Highlights and images for 14 January 2021

By the end of its work on Thursday, the Persistent Organic Pollutants (POPs) Review Committee completed a first review of all the substantive issues on its agenda. Members agreed to devote Friday to a members-only drafting group on UV-328, and to a contact group (open to both members and observers) on Dechlorane Plus. Participants will reconvene in plenary on Saturday to conclude their work.

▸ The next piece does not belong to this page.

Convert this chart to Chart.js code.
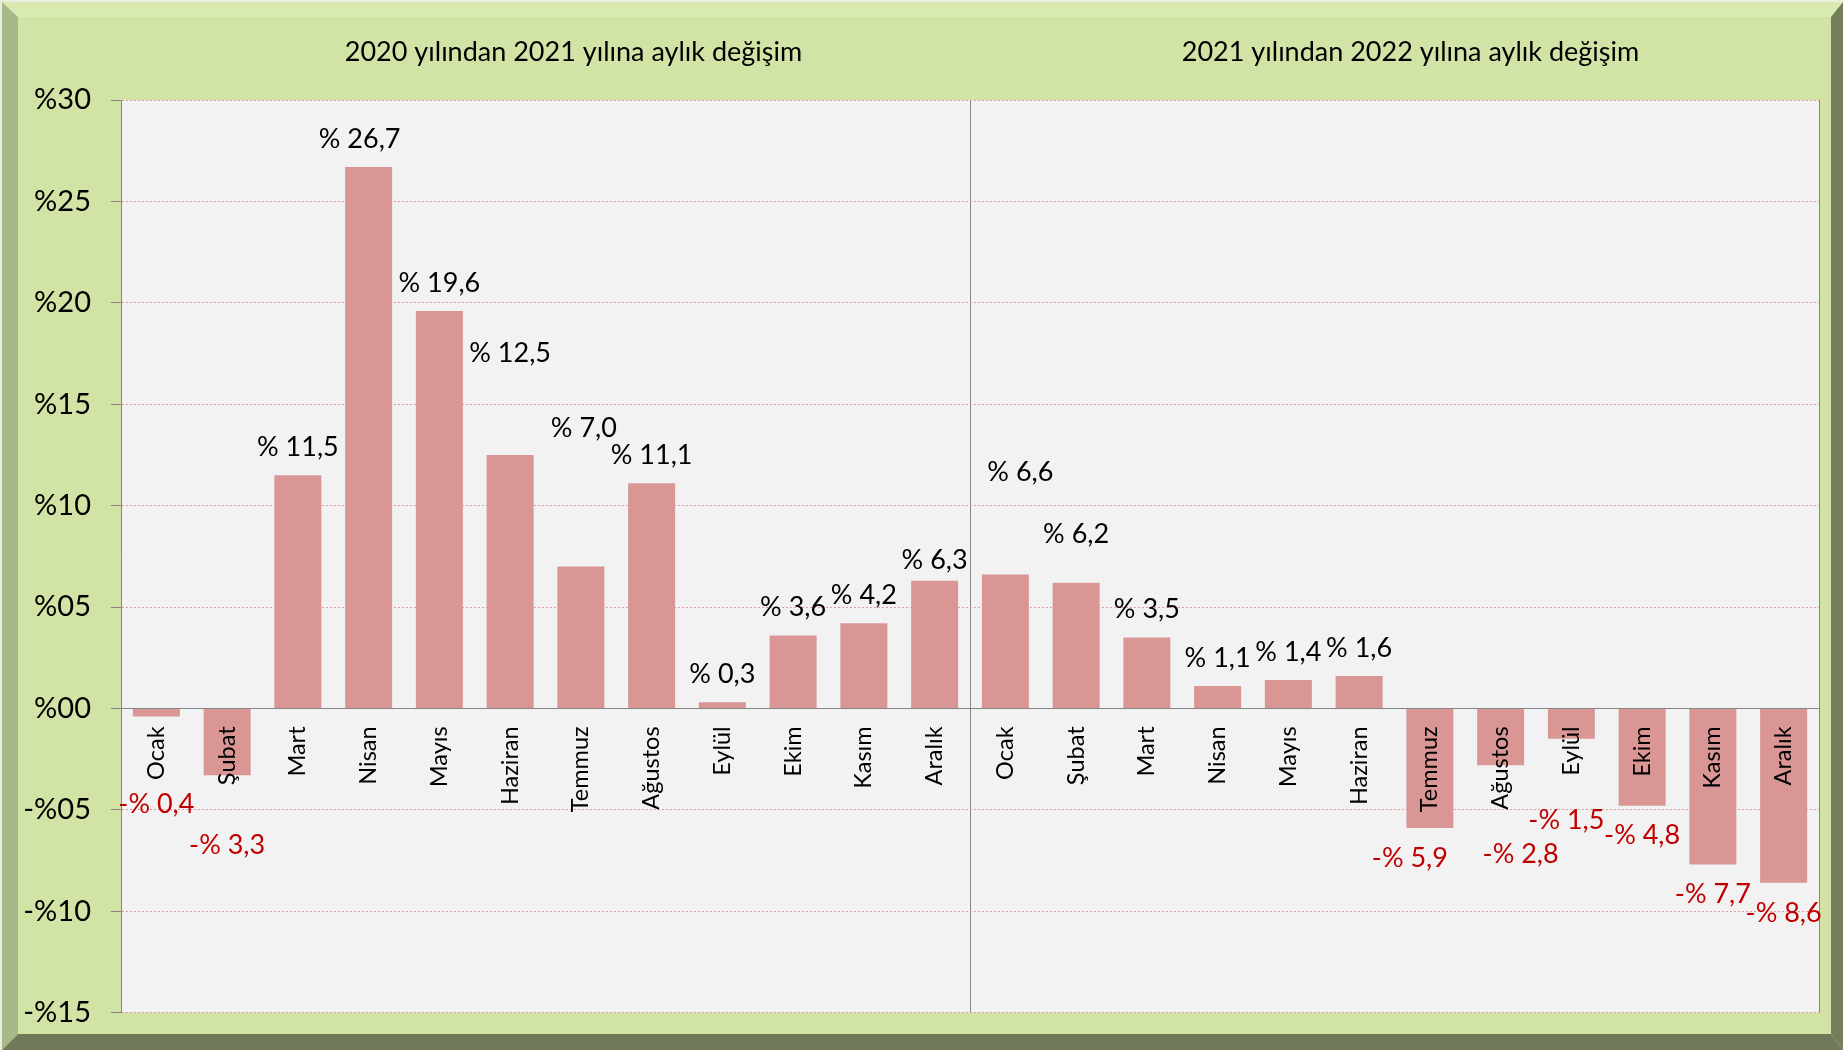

During the morning plenary session, delegates worked through a range of issues, with the most contentious discussions focusing on the Committee’s review of an indicative list of substances covered by the Convention’s listing of perfluorooctanoic acid (PFOA), its salts and PFOA-related compounds. For many parties, the amendment adding this substance to the Convention entered into force in December 2020. Defining these substances is an ongoing challenge with significant implications for parties charged with implementing their obligations under the Convention, as well as for producers and users of closely-related compounds.

In the contact group on the Swiss proposal to list UV-328 in Annex A of the Stockholm Convention, delegates examined the annex to the draft decision prepared by the Secretariat on the basis of Monday’s discussions. This annex relays the Committee’s conclusions as to whether the proposal to list this plastic stabilizer satisfies each of the Annex D screening criteria: persistence, bioaccumulation, adverse effects, and potential for long-range environmental transport. Each section of the document lays out the key evidence the Committee is taking into account and ends with a judgment as to whether there is sufficient evidence that UV-328 meets each criterion.

While there was broad agreement that UV-328 meets the criteria for persistence, bioaccumulation and adverse effects, participants remained divided as to whether UV-328 meets the criteria for long-range environmental transport. A key sticking point is whether transport of chemicals via microplastics constitutes long-range environmental transport. Members and observers expressed a wide range of views on this issue, with some emphasizing that this pathway is already covered under the Convention and others arguing that this opens up an entirely new set of issues that must be carefully researched and justified. One member underscored that moving UV-328 to the next stage of review will allow for more thorough investigation of these issues, and, as has happened with past reviews of potential POPs, may even trigger additional research that can inform decision-making. Others, however, were hesitant to advance the substance without first gathering more data on this complex and consequential issue.